Pictures within the data are to be left out; everything else must be reproduced exactly.

------------------------------------------------------------------------

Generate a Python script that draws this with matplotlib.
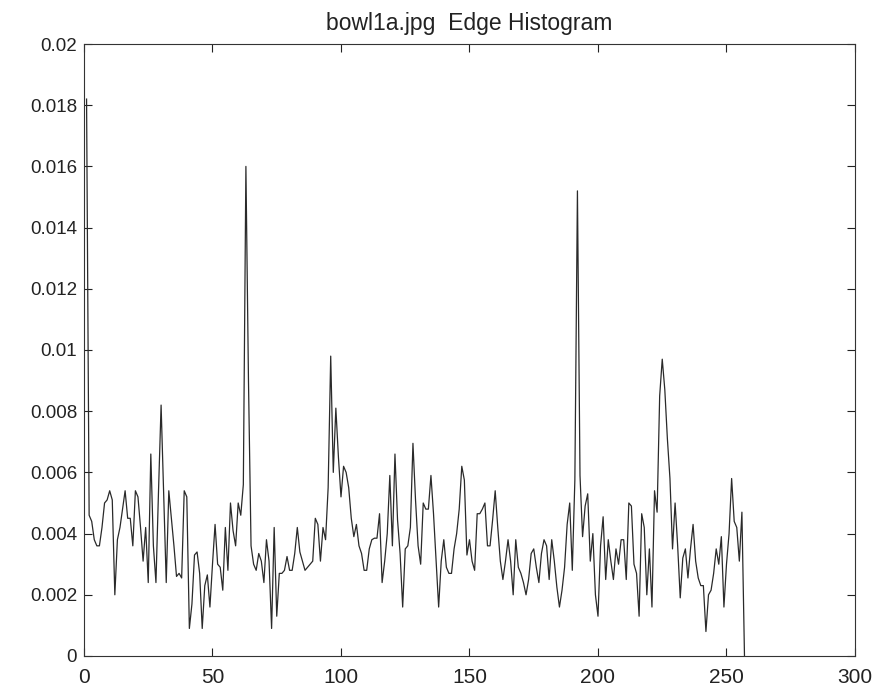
import matplotlib
matplotlib.use("Agg")
import matplotlib.pyplot as plt
import numpy as np

# edge histogram values (units of 1e-3), bins 1..257
hist_milli = [
    18.2, 4.6, 4.4, 3.8, 3.6, 3.6, 4.2, 5.0, 5.1, 5.4,
    5.1, 2.0, 3.8, 4.2, 4.8, 5.4, 4.5, 4.5, 3.6, 5.4,
    5.2, 4.2, 3.1, 4.2, 2.4, 6.6, 3.6, 2.4, 5.4, 8.2,
    5.3, 2.4, 5.4, 4.5, 3.6, 2.6, 2.7, 2.55, 5.4, 5.2,
    0.9, 1.7, 3.3, 3.4, 2.7, 0.9, 2.3, 2.65, 1.6, 3.0,
    4.3, 3.0, 2.9, 2.15, 4.2, 2.8, 5.0, 4.1, 3.6, 5.0,
    4.6, 5.6, 16.0, 9.0, 3.6, 3.0, 2.8, 3.35, 3.1, 2.4,
    3.8, 3.1, 0.9, 4.2, 1.3, 2.7, 2.7, 2.8, 3.25, 2.8,
    2.8, 3.35, 4.2, 3.4, 3.1, 2.8, 2.9, 3.0, 3.1, 4.5,
    4.3, 3.1, 4.2, 3.8, 5.5, 9.8, 6.0, 8.1, 6.5, 5.2,
    6.2, 6.0, 5.5, 4.5, 3.9, 4.3, 3.6, 3.35, 2.8, 2.8,
    3.5, 3.8, 3.85, 3.85, 4.65, 2.4, 3.1, 4.0, 5.9, 3.6,
    6.6, 4.45, 3.35, 1.6, 3.5, 3.6, 4.2, 6.95, 5.1, 3.6,
    3.0, 5.0, 4.8, 4.8, 5.9, 4.65, 3.1, 1.6, 3.1, 3.8,
    2.9, 2.7, 2.7, 3.5, 4.0, 4.8, 6.2, 5.75, 3.3, 3.8,
    3.1, 2.8, 4.65, 4.65, 4.8, 5.0, 3.6, 3.6, 4.45, 5.4,
    4.2, 3.1, 2.5, 3.1, 3.8, 3.1, 2.0, 3.8, 2.9, 2.7,
    2.4, 2.0, 2.5, 3.35, 3.5, 2.9, 2.4, 3.35, 3.8, 3.6,
    2.5, 3.8, 3.1, 2.25, 1.6, 2.15, 2.9, 4.3, 5.0, 2.8,
    5.75, 15.2, 5.9, 3.9, 4.9, 5.3, 3.1, 4.0, 2.0, 1.3,
    3.6, 4.55, 2.5, 3.8, 3.1, 2.5, 3.5, 3.0, 3.8, 3.8,
    2.5, 5.0, 4.9, 3.0, 2.7, 1.3, 4.65, 4.2, 2.0, 3.5,
    1.6, 5.4, 4.7, 8.5, 9.7, 8.7, 7.1, 5.8, 3.5, 5.0,
    3.6, 1.9, 3.2, 3.5, 2.55, 3.5, 4.3, 3.1, 2.55, 2.3,
    2.3, 0.8, 2.0, 2.15, 2.7, 3.5, 3.0, 3.9, 1.6, 3.0,
    4.0, 5.8, 4.4, 4.2, 3.1, 4.7, 0.0,
]

x_ticks = [0, 50, 100, 150, 200, 250, 300]
y_ticks = [0, 0.002, 0.004, 0.006, 0.008, 0.01, 0.012, 0.014, 0.016, 0.018, 0.02]
title_text = "bowl1a.jpg  Edge Histogram"

plt.rcParams['font.family'] = ['Liberation Sans Narrow', 'Liberation Sans', 'DejaVu Sans']

hist = np.array(hist_milli) / 1000.0
bins = np.arange(1, len(hist) + 1)

fig = plt.figure(figsize=(8.86, 6.93), dpi=100)
ax = fig.add_axes([0.0948, 0.0534, 0.8702, 0.8831])
ax.plot(bins, hist, color='#2a2a2a', lw=0.9)

ax.set_xlim(0, 300)
ax.set_ylim(0, 0.02)
ax.set_xticks(x_ticks)
ax.set_yticks(y_ticks)
ax.set_xticklabels([str(t) for t in x_ticks])
ax.set_yticklabels(['%g' % t for t in y_ticks])
ax.tick_params(direction='in', length=6, width=0.8, top=True, right=True,
               labelsize=14, colors='#222222')
ax.tick_params(axis='x', labelsize=15, pad=9)
ax.tick_params(axis='y', labelsize=13.5, pad=5)
for s in ax.spines.values():
    s.set_linewidth(0.8)
    s.set_color('#333333')

ax.set_title(title_text, fontsize=16.5, color='#222222', pad=10)

fig.savefig("out.png", dpi=100)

------------------------------------------------------------------------

_SOLVED EXERCISE_
Generate a Python script that draws this with matplotlib.
import matplotlib
matplotlib.use("Agg")
import matplotlib.pyplot as plt
import numpy as np

# edge histogram values (units of 1e-3), bins 1..257
hist_milli = [
    18.2, 4.6, 4.4, 3.8, 3.6, 3.6, 4.2, 5.0, 5.1, 5.4,
    5.1, 2.0, 3.8, 4.2, 4.8, 5.4, 4.5, 4.5, 3.6, 5.4,
    5.2, 4.2, 3.1, 4.2, 2.4, 6.6, 3.6, 2.4, 5.4, 8.2,
    5.3, 2.4, 5.4, 4.5, 3.6, 2.6, 2.7, 2.55, 5.4, 5.2,
    0.9, 1.7, 3.3, 3.4, 2.7, 0.9, 2.3, 2.65, 1.6, 3.0,
    4.3, 3.0, 2.9, 2.15, 4.2, 2.8, 5.0, 4.1, 3.6, 5.0,
    4.6, 5.6, 16.0, 9.0, 3.6, 3.0, 2.8, 3.35, 3.1, 2.4,
    3.8, 3.1, 0.9, 4.2, 1.3, 2.7, 2.7, 2.8, 3.25, 2.8,
    2.8, 3.35, 4.2, 3.4, 3.1, 2.8, 2.9, 3.0, 3.1, 4.5,
    4.3, 3.1, 4.2, 3.8, 5.5, 9.8, 6.0, 8.1, 6.5, 5.2,
    6.2, 6.0, 5.5, 4.5, 3.9, 4.3, 3.6, 3.35, 2.8, 2.8,
    3.5, 3.8, 3.85, 3.85, 4.65, 2.4, 3.1, 4.0, 5.9, 3.6,
    6.6, 4.45, 3.35, 1.6, 3.5, 3.6, 4.2, 6.95, 5.1, 3.6,
    3.0, 5.0, 4.8, 4.8, 5.9, 4.65, 3.1, 1.6, 3.1, 3.8,
    2.9, 2.7, 2.7, 3.5, 4.0, 4.8, 6.2, 5.75, 3.3, 3.8,
    3.1, 2.8, 4.65, 4.65, 4.8, 5.0, 3.6, 3.6, 4.45, 5.4,
    4.2, 3.1, 2.5, 3.1, 3.8, 3.1, 2.0, 3.8, 2.9, 2.7,
    2.4, 2.0, 2.5, 3.35, 3.5, 2.9, 2.4, 3.35, 3.8, 3.6,
    2.5, 3.8, 3.1, 2.25, 1.6, 2.15, 2.9, 4.3, 5.0, 2.8,
    5.75, 15.2, 5.9, 3.9, 4.9, 5.3, 3.1, 4.0, 2.0, 1.3,
    3.6, 4.55, 2.5, 3.8, 3.1, 2.5, 3.5, 3.0, 3.8, 3.8,
    2.5, 5.0, 4.9, 3.0, 2.7, 1.3, 4.65, 4.2, 2.0, 3.5,
    1.6, 5.4, 4.7, 8.5, 9.7, 8.7, 7.1, 5.8, 3.5, 5.0,
    3.6, 1.9, 3.2, 3.5, 2.55, 3.5, 4.3, 3.1, 2.55, 2.3,
    2.3, 0.8, 2.0, 2.15, 2.7, 3.5, 3.0, 3.9, 1.6, 3.0,
    4.0, 5.8, 4.4, 4.2, 3.1, 4.7, 0.0,
]

x_ticks = [0, 50, 100, 150, 200, 250, 300]
y_ticks = [0, 0.002, 0.004, 0.006, 0.008, 0.01, 0.012, 0.014, 0.016, 0.018, 0.02]
title_text = "bowl1a.jpg  Edge Histogram"

plt.rcParams['font.family'] = ['Liberation Sans Narrow', 'Liberation Sans', 'DejaVu Sans']

hist = np.array(hist_milli) / 1000.0
bins = np.arange(1, len(hist) + 1)

fig = plt.figure(figsize=(8.86, 6.93), dpi=100)
ax = fig.add_axes([0.0948, 0.0534, 0.8702, 0.8831])
ax.plot(bins, hist, color='#2a2a2a', lw=0.9)

ax.set_xlim(0, 300)
ax.set_ylim(0, 0.02)
ax.set_xticks(x_ticks)
ax.set_yticks(y_ticks)
ax.set_xticklabels([str(t) for t in x_ticks])
ax.set_yticklabels(['%g' % t for t in y_ticks])
ax.tick_params(direction='in', length=6, width=0.8, top=True, right=True,
               labelsize=14, colors='#222222')
ax.tick_params(axis='x', labelsize=15, pad=9)
ax.tick_params(axis='y', labelsize=13.5, pad=5)
for s in ax.spines.values():
    s.set_linewidth(0.8)
    s.set_color('#333333')

ax.set_title(title_text, fontsize=16.5, color='#222222', pad=10)

fig.savefig("out.png", dpi=100)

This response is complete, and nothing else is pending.